YOUR OBJECTIVE
Below are records that hold pictures; write out only the lines from their start through the line with "precip_ticks = [0, 20, 40, 60, 80, 100, 120, 140]", exactly, and drop the pictures.

Part of a data file
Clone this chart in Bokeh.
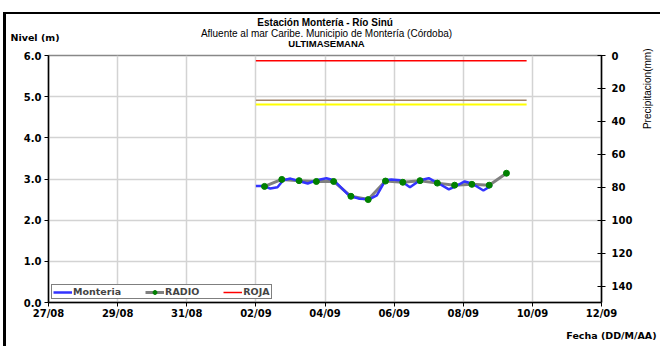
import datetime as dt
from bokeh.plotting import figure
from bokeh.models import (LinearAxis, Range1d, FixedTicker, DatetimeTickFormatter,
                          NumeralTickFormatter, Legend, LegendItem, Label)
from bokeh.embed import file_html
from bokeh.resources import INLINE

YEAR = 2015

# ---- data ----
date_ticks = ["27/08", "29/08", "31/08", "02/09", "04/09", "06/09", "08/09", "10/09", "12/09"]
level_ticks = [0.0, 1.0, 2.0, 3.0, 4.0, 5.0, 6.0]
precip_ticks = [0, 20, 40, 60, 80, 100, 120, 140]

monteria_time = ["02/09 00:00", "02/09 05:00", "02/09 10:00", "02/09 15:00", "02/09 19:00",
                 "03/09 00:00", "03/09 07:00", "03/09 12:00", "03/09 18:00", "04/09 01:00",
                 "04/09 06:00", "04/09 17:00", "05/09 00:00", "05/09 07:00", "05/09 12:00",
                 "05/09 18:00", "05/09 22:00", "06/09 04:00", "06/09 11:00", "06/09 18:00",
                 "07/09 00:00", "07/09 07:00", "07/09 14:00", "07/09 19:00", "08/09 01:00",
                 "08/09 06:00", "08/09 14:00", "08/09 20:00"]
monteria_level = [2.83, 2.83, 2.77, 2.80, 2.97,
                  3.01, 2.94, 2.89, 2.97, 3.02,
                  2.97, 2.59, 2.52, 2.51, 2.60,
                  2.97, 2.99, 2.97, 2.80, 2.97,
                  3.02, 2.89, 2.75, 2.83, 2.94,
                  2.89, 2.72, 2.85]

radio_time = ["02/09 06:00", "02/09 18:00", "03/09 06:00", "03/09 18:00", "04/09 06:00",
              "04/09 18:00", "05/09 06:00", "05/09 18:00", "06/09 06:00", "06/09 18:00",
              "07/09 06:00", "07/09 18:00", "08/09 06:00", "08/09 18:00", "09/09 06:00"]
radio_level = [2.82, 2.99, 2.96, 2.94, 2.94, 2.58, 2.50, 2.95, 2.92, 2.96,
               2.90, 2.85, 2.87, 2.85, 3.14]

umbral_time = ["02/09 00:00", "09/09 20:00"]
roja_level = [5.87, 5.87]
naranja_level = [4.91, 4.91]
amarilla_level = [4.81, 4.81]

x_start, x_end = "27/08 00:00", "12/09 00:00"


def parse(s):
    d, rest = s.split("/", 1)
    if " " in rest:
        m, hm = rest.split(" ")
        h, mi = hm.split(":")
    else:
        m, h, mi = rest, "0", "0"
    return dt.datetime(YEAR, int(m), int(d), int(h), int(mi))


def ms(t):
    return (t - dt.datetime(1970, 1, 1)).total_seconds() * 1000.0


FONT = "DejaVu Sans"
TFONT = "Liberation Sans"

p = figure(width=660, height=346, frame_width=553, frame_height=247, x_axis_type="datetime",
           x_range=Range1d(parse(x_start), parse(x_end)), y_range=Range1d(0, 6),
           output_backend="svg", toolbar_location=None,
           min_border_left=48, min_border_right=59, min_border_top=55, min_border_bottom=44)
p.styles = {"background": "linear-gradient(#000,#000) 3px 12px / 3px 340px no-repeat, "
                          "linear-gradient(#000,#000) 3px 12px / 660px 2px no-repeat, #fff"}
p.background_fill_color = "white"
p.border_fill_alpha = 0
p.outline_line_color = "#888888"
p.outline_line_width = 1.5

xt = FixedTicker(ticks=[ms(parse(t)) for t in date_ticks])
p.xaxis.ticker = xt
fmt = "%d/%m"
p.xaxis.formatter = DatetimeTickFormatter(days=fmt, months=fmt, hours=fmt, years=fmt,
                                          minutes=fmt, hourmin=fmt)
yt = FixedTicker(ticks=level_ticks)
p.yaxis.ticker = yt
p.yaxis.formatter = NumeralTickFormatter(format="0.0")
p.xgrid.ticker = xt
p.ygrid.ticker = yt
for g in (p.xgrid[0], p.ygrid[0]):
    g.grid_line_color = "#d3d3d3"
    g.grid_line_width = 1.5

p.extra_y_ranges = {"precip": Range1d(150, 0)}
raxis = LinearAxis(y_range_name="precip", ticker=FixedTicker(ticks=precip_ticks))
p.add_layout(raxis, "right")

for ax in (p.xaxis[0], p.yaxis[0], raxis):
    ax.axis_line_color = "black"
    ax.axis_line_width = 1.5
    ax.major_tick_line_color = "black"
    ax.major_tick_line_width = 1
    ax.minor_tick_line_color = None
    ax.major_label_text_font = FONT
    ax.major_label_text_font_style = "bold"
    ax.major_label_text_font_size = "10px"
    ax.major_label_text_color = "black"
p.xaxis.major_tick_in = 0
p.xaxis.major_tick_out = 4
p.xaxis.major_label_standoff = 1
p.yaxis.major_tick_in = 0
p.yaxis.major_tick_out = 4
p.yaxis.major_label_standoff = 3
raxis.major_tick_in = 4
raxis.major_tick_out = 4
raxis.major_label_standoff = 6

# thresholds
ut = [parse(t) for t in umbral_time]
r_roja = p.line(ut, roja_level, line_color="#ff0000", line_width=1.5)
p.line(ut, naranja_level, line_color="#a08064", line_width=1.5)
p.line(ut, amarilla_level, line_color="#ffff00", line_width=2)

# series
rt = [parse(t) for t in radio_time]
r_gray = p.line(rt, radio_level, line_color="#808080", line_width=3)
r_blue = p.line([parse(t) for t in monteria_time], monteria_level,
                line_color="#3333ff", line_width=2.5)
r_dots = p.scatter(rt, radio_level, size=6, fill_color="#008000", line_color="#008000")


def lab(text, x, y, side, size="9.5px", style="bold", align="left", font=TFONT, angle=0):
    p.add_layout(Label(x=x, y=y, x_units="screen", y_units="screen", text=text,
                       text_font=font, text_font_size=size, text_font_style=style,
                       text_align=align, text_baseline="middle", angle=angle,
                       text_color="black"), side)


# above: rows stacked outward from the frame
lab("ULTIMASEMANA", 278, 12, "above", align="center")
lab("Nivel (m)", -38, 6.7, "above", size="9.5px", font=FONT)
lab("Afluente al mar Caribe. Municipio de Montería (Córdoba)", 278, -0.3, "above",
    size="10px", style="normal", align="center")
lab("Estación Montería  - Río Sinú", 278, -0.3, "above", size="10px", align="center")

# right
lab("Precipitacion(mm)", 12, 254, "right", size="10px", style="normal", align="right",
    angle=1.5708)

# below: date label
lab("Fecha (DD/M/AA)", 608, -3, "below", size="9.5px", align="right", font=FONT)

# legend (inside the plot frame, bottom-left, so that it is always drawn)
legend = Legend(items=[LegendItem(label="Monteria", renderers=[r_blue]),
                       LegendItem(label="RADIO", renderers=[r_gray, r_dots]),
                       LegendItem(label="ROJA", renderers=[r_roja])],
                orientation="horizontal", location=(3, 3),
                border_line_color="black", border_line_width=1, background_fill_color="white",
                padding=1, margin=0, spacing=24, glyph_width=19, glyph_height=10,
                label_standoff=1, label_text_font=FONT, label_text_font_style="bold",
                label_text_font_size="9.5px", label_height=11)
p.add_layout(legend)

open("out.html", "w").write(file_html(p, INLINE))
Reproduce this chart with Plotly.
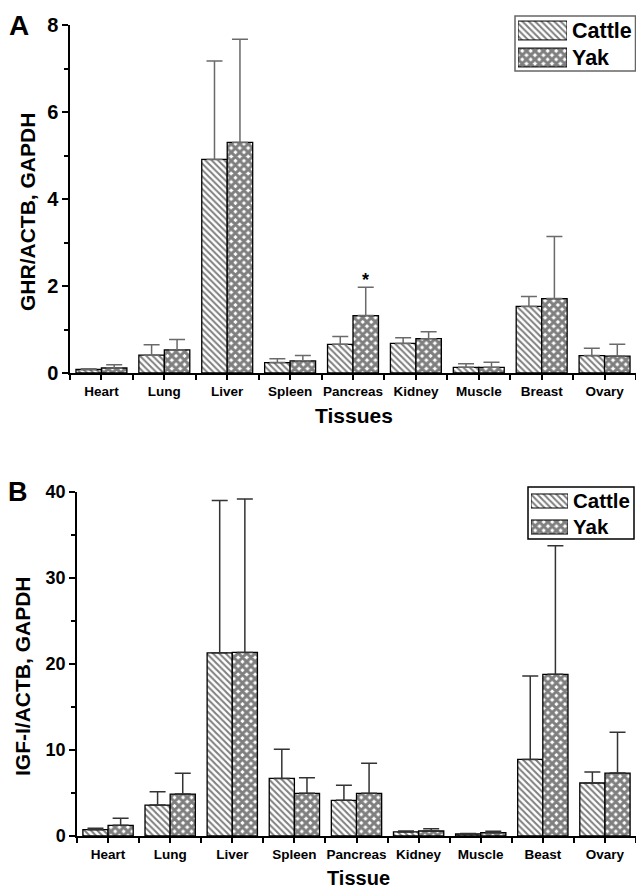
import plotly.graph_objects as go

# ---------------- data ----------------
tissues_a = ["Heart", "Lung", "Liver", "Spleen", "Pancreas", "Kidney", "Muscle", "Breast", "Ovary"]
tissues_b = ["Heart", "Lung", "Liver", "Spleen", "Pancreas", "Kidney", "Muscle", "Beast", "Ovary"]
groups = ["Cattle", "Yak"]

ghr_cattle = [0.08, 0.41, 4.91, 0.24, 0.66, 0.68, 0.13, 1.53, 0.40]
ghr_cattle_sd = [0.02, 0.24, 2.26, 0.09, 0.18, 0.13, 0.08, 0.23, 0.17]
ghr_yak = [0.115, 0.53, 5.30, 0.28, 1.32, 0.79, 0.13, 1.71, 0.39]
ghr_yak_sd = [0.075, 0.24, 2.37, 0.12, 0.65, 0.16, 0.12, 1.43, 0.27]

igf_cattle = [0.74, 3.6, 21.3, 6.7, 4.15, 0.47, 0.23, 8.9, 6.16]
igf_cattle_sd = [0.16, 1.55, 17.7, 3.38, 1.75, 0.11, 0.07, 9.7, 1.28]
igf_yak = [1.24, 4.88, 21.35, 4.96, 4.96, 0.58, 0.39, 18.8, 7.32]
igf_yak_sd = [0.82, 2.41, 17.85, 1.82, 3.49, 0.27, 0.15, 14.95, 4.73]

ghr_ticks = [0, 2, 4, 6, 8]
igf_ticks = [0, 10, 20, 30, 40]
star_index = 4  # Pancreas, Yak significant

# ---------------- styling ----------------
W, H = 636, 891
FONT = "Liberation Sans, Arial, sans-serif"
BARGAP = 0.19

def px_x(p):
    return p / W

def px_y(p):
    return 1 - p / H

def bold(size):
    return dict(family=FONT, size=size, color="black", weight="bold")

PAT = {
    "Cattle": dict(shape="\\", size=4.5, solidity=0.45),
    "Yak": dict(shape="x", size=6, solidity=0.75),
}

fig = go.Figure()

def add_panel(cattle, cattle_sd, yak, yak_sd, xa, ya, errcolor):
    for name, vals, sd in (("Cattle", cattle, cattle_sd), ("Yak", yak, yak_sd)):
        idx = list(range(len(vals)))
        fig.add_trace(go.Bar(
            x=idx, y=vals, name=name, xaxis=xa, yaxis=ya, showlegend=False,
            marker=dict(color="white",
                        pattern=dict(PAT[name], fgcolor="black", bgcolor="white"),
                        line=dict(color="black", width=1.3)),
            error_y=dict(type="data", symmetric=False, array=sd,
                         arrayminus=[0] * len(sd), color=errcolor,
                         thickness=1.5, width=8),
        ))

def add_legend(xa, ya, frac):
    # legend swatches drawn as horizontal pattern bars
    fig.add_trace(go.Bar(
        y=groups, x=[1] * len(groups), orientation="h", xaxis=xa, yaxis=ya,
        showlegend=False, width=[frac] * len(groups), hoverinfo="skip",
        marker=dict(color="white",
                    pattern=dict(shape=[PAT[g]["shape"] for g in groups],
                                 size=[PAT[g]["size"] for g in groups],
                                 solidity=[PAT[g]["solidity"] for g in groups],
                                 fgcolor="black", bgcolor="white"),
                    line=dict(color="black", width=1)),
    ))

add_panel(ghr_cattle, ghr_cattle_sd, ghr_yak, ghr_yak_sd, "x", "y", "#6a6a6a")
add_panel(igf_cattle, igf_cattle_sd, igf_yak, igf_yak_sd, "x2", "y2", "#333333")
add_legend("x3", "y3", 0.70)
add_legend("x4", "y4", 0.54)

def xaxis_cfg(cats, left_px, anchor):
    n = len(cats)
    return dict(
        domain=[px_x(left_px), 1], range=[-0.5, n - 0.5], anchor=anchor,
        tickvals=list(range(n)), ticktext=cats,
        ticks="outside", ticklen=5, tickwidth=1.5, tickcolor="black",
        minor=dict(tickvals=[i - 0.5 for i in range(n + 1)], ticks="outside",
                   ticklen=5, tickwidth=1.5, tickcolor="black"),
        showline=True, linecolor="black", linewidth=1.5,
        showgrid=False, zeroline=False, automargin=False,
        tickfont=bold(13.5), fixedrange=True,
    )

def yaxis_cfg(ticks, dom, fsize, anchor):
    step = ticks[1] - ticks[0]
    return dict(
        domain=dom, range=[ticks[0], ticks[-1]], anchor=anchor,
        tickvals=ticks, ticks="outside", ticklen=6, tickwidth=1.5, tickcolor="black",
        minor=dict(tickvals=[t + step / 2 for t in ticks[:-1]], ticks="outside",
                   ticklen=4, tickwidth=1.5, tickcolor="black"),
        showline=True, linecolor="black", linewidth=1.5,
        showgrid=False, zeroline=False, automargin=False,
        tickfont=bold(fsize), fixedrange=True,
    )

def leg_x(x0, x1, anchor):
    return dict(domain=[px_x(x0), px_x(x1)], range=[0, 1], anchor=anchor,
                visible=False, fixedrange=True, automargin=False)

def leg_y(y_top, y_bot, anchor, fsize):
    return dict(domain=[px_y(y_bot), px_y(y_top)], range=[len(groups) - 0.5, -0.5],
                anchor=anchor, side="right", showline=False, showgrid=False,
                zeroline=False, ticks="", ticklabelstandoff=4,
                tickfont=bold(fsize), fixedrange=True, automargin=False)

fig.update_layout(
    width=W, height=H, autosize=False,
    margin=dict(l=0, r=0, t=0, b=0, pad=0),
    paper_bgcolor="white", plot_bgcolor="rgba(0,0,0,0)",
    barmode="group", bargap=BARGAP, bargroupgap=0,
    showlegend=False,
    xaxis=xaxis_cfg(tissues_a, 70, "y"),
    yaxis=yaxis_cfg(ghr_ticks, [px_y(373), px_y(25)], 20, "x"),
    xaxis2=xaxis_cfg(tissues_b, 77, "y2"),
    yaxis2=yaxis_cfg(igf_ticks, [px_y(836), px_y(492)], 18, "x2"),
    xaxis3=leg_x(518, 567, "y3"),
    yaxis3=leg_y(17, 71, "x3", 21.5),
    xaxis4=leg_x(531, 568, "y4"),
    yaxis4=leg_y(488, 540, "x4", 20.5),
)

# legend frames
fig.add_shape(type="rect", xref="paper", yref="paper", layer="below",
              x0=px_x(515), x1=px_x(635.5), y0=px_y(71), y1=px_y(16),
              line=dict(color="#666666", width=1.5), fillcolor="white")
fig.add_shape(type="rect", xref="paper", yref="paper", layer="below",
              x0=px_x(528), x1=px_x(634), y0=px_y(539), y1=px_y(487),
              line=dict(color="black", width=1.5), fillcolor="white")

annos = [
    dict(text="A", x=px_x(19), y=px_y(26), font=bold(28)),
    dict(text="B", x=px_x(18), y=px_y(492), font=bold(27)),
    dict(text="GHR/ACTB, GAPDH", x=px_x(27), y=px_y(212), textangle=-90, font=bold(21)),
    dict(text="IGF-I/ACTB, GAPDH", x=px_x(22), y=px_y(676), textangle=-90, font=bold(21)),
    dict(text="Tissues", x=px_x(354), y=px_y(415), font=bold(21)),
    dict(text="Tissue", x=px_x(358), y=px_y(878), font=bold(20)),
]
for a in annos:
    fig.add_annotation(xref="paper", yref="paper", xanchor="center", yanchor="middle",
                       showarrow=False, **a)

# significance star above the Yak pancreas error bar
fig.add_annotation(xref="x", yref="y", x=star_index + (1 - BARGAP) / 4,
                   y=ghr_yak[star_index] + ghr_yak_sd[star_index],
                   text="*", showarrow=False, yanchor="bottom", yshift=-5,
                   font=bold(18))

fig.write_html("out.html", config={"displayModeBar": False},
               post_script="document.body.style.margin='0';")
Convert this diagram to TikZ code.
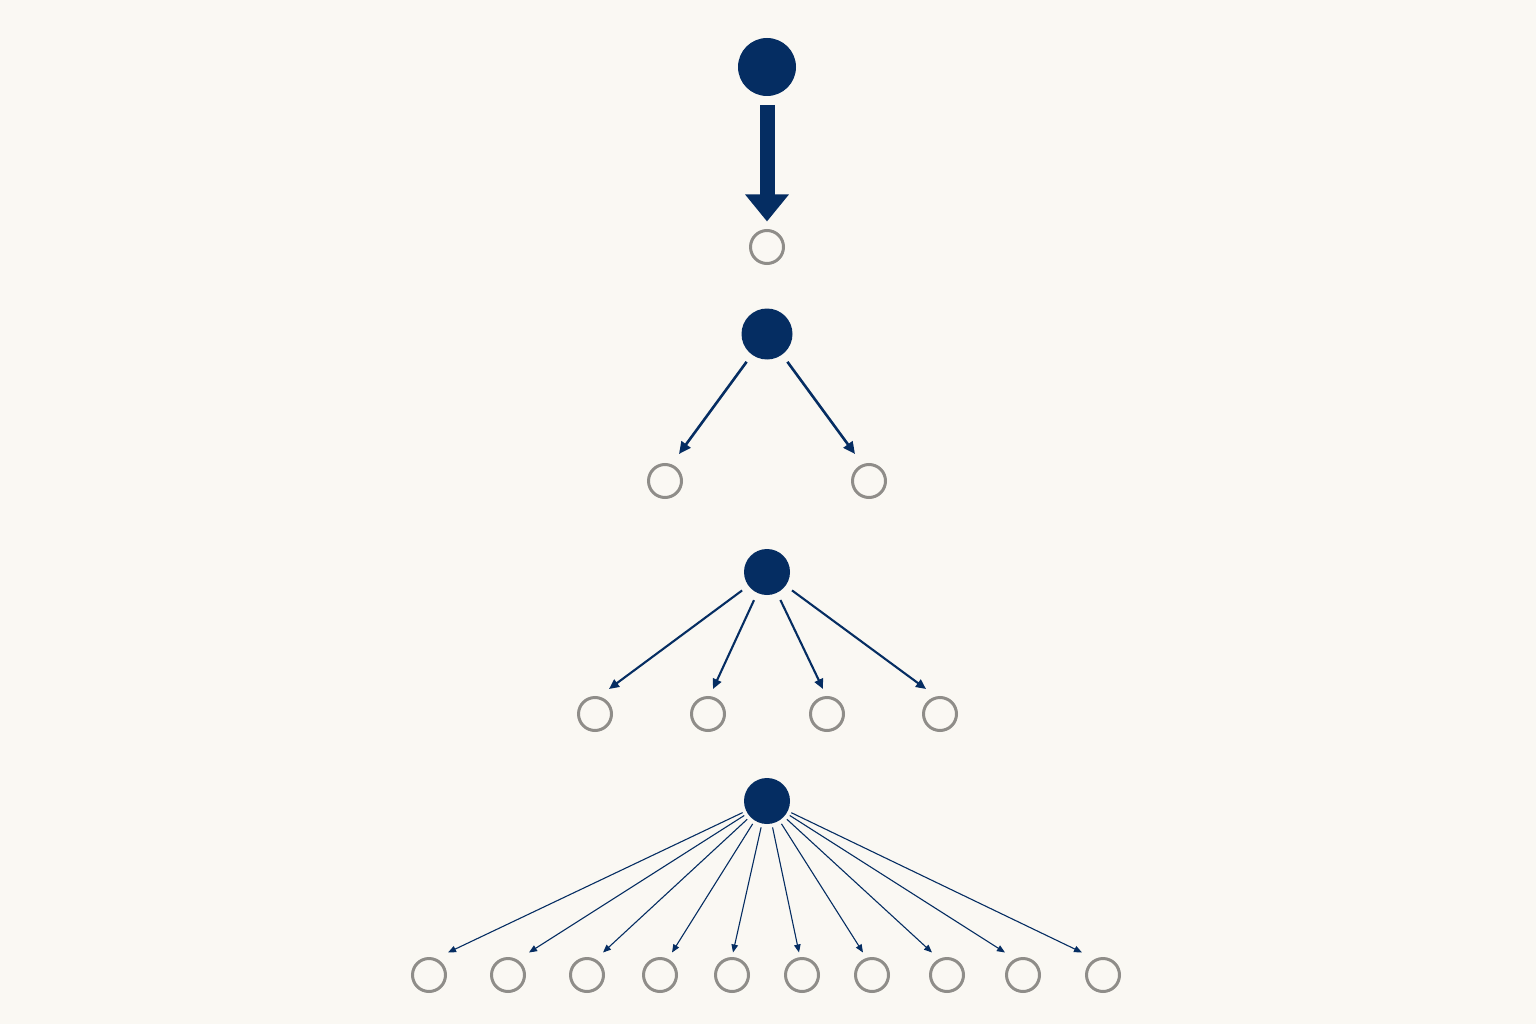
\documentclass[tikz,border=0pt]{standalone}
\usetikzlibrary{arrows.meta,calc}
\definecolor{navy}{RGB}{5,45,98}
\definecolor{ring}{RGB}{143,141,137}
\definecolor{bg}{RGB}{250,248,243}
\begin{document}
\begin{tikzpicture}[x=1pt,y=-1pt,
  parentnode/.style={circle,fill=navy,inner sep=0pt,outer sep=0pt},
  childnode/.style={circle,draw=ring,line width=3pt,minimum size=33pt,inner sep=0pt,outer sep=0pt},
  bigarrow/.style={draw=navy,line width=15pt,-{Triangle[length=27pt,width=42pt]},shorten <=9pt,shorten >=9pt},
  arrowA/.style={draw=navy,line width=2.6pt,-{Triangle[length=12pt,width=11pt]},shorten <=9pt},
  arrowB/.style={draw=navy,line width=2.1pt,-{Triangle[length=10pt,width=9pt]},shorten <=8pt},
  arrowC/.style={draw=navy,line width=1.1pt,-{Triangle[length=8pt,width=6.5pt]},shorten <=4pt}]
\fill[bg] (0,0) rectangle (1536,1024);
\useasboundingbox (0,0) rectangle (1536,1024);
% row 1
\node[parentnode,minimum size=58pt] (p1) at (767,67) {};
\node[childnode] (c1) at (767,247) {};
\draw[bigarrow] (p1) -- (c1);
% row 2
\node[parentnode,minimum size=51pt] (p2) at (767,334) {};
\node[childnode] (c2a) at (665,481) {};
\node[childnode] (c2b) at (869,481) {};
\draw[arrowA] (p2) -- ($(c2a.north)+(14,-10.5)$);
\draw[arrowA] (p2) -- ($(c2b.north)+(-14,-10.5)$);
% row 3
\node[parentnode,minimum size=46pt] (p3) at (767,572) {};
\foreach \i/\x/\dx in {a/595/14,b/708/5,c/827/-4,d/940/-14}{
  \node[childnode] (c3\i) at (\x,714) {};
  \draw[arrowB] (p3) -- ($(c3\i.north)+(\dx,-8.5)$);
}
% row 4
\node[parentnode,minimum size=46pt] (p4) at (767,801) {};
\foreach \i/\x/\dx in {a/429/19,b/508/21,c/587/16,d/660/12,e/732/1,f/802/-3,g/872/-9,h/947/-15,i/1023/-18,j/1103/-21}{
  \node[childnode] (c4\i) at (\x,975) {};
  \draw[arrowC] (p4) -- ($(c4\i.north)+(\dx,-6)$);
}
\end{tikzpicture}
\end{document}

OUTPUT
Clone this chart in Bokeh.
import datetime as dt
from bokeh.plotting import figure
from bokeh.models import (LinearAxis, Range1d, FixedTicker, DatetimeTickFormatter,
                          NumeralTickFormatter, Legend, LegendItem, Label)
from bokeh.embed import file_html
from bokeh.resources import INLINE

YEAR = 2015

# ---- data ----
date_ticks = ["27/08", "29/08", "31/08", "02/09", "04/09", "06/09", "08/09", "10/09", "12/09"]
level_ticks = [0.0, 1.0, 2.0, 3.0, 4.0, 5.0, 6.0]
precip_ticks = [0, 20, 40, 60, 80, 100, 120, 140]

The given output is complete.